To validate the model’s effectiveness in practical applications, case studies were conducted on colorectal cancer, gastric cancer, and non-small cell lung cancer. By removing known circRNA-disease associations and retraining the model, the study successfully predicted several new associations, which were validated through literature review. For instance, the predicted association between circ-ZNF609 and colorectal cancer has been experimentally confirmed, demonstrating the value of MSMCDA in discovering novel circRNA-disease associations.

Conclusion and Significance

By introducing shared units and multi-channel attention mechanisms, MSMCDA successfully addresses the shortcomings of existing methods in utilizing multi-view information and adjusting view importance. Experimental results demonstrate that this method has significant advantages in predicting circRNA-disease associations and can provide new biomarkers and targets for disease diagnosis and treatment. Additionally, the open-source implementation of MSMCDA offers a valuable tool for other researchers, facilitating further advancements in circRNA-related studies.

Research Highlights

  1. Design of Shared Units: Facilitates information interaction between similarity views and meta-path views, significantly enhancing the model’s predictive capabilities.
  2. Multi-Channel Attention Mechanism: Adaptively adjusts the importance of different views, optimizing the feature integration process.
  3. Application of Contrastive Learning: Enhances feature representation, further improving model performance.
  4. Validation Across Multiple Datasets: Experiments on five public datasets demonstrate the robustness and generalizability of MSMCDA.
  5. Practical Application Value: Case studies validate the model’s utility in discovering novel circRNA-disease associations.

Future Outlook

Although MSMCDA has achieved notable results, the research team also identified its limitations.

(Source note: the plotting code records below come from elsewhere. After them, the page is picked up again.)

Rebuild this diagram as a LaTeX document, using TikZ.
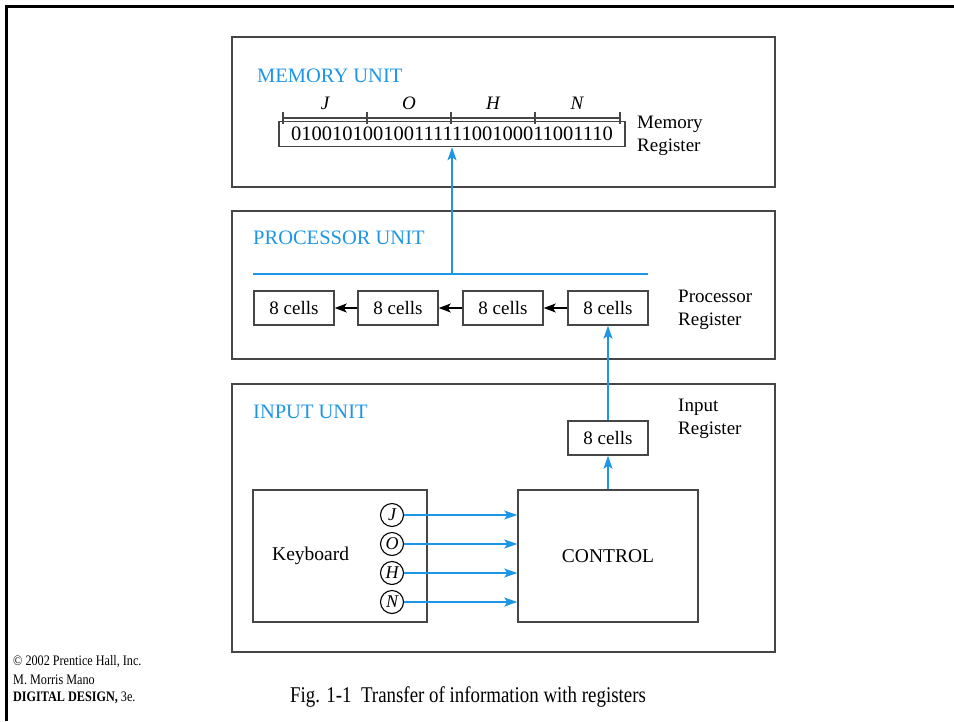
\documentclass[tikz,border=0pt]{standalone}
\usepackage{fontspec}
\setmainfont{Liberation Serif}
\newfontfamily\condensedfont[FakeStretch=0.84]{Liberation Serif}
\usetikzlibrary{arrows.meta}
\definecolor{unitblue}{RGB}{30,150,230}
\definecolor{boxgray}{RGB}{70,70,70}
\begin{document}
\begin{tikzpicture}[x=1pt,y=-1pt,
  unitbox/.style={draw=boxgray,line width=1.7pt,inner sep=0pt},
  cellbox/.style={draw=boxgray,line width=1.5pt,minimum width=80pt,minimum height=34pt,inner sep=0pt,font=\fontsize{19}{22}\selectfont},
  plainbox/.style={draw=boxgray,line width=1.5pt,inner sep=0pt,font=\fontsize{19}{22}\selectfont},
  unitlabel/.style={anchor=west,inner sep=0pt,text=unitblue,font=\fontsize{20.5}{24}\selectfont},
  sidelabel/.style={anchor=west,inner sep=0pt,align=left,font=\fontsize{19}{23}\selectfont},
  letterlabel/.style={inner sep=0pt,font=\fontsize{19}{22}\selectfont\itshape},
  keycircle/.style={draw=black,circle,line width=1.1pt,minimum size=23pt,inner sep=0pt,font=\fontsize{18}{20}\selectfont\itshape},
  bluearrow/.style={draw=unitblue,line width=1.6pt,-{Stealth[length=13pt,width=9pt,inset=3pt]}},
  bluebus/.style={draw=unitblue,line width=1.6pt},
  blackarrow/.style={draw=black,line width=1.4pt,-{Stealth[length=12pt,width=9pt,inset=3pt]}},
  footer/.style={anchor=west,inner sep=0pt,font=\fontsize{14.5}{17}\condensedfont}
]
\useasboundingbox (0,0) rectangle (954,721);
% outer frame
\draw[line width=3pt] (6.5,721) -- (6.5,6.5) -- (954,6.5);

% ---------- MEMORY UNIT ----------
\node[unitbox,minimum width=543pt,minimum height=150pt] (mem) at (503.5,112) {};
\node[unitlabel] (memlab) at (257,76) {MEMORY UNIT};
\node[plainbox,minimum width=346pt,minimum height=25pt,font=\fontsize{20.5}{22}\selectfont] (memreg) at (452,134) {01001010010011111100100011001110};
\draw[boxgray,line width=1.2pt] (283,118) -- (620,118);
\foreach \x in {283,367,451,535,620} \draw[boxgray,line width=1.2pt] (\x,112) -- (\x,124);
\node[letterlabel] (lJ) at (325,103) {J};
\node[letterlabel] (lO) at (409,103) {O};
\node[letterlabel] (lH) at (493,103) {H};
\node[letterlabel] (lN) at (577,103) {N};
\node[sidelabel] (memtxt) at (637,136) {Memory\\Register};

% ---------- PROCESSOR UNIT ----------
\node[unitbox,minimum width=543pt,minimum height=148pt] (proc) at (503.5,285) {};
\node[unitlabel] (proclab) at (253,238) {PROCESSOR UNIT};
\coordinate (busL) at (253,274);
\coordinate (busR) at (648,274);
\draw[bluebus] (busL) -- (busR);
\node[cellbox] (c1) at (294,308) {8 cells};
\node[cellbox] (c2) at (398,308) {8 cells};
\node[cellbox] (c3) at (503,308) {8 cells};
\node[cellbox] (c4) at (608,308) {8 cells};
\draw[blackarrow] (c4.west) -- (c3.east);
\draw[blackarrow] (c3.west) -- (c2.east);
\draw[blackarrow] (c2.west) -- (c1.east);
\node[sidelabel] (proctxt) at (678,310) {Processor\\Register};
\draw[bluearrow] (memreg.south |- busL) -- (memreg.south);

% ---------- INPUT UNIT ----------
\node[unitbox,minimum width=543pt,minimum height=268pt] (inp) at (503.5,518) {};
\node[unitlabel] (inplab) at (253,412) {INPUT UNIT};
\node[cellbox] (inreg) at (608,438) {8 cells};
\node[sidelabel] (inptxt) at (678,419) {Input\\Register};
\node[plainbox,minimum width=174pt,minimum height=132pt] (kbd) at (340,556) {};
\node[anchor=west,inner sep=0pt,font=\fontsize{19.5}{22}\selectfont] (kbdtxt) at (272,556) {Keyboard};
\node[plainbox,minimum width=180pt,minimum height=132pt,font=\fontsize{19.5}{22}\selectfont] (control) at (608,556) {CONTROL};
\node[keycircle] (kJ) at (392,515) {J};
\node[keycircle] (kO) at (392,544) {O};
\node[keycircle] (kH) at (392,573) {H};
\node[keycircle] (kN) at (392,602) {N};
\foreach \k in {kJ,kO,kH,kN} \draw[bluearrow] (\k.east) -- (\k.east -| control.west);
\draw[bluearrow] (control.north) -- (inreg.south);
\draw[bluearrow] (inreg.north) -- (c4.south);

% ---------- footer ----------
\node[footer] (f1) at (13,662) {© 2002 Prentice Hall, Inc.};
\node[footer] (f2) at (13,680) {M. Morris Mano};
\node[footer] (f3) at (13,698) {\textbf{DIGITAL DESIGN,} 3e.};
\node[anchor=west,inner sep=0pt,font=\fontsize{22.5}{26}\condensedfont] (cap) at (290,697) {Fig. 1-1\ \ Transfer of information with registers};
\end{tikzpicture}
\end{document}
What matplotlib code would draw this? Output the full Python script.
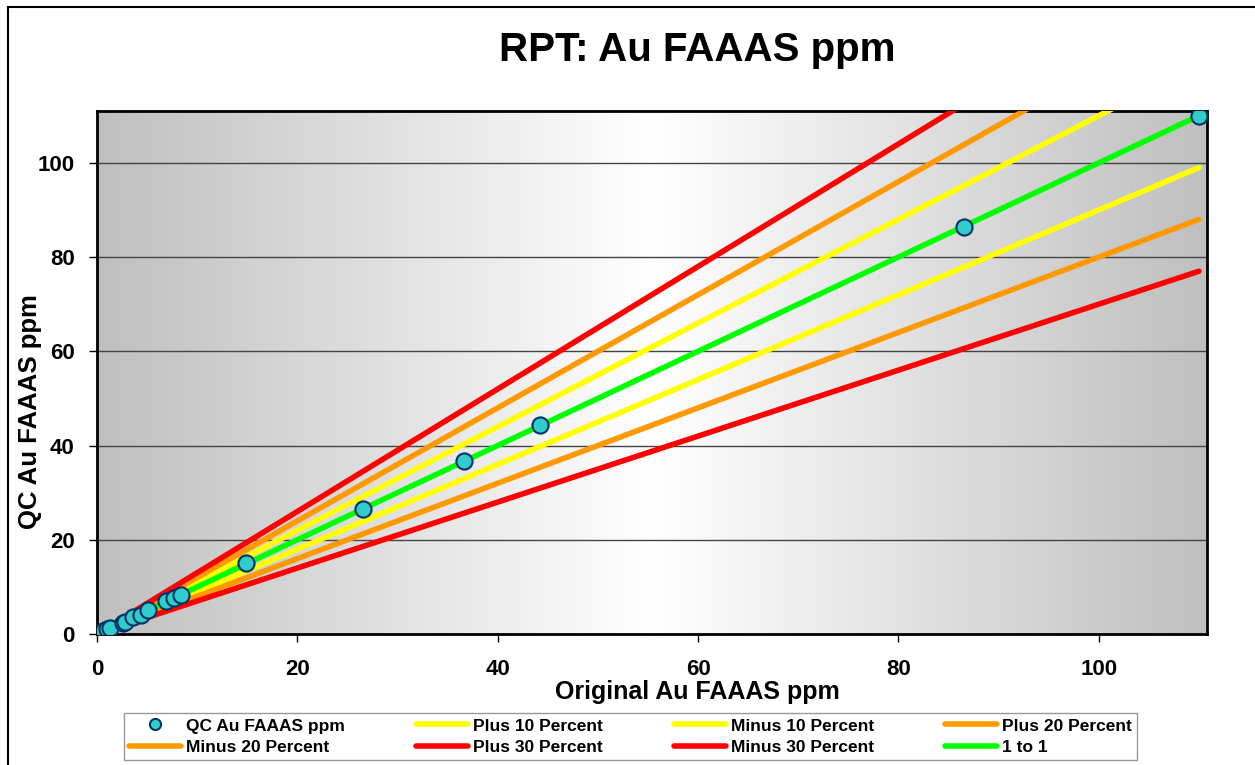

For instance, the current number of meta-paths is limited, and future work could introduce more meta-paths to capture more comprehensive information. Additionally, integrating more types of biological data (e.g., gene expression data and protein interaction data) could further enhance the model’s predictive performance. The research team plans to explore these directions in future work to further improve the application value of MSMCDA.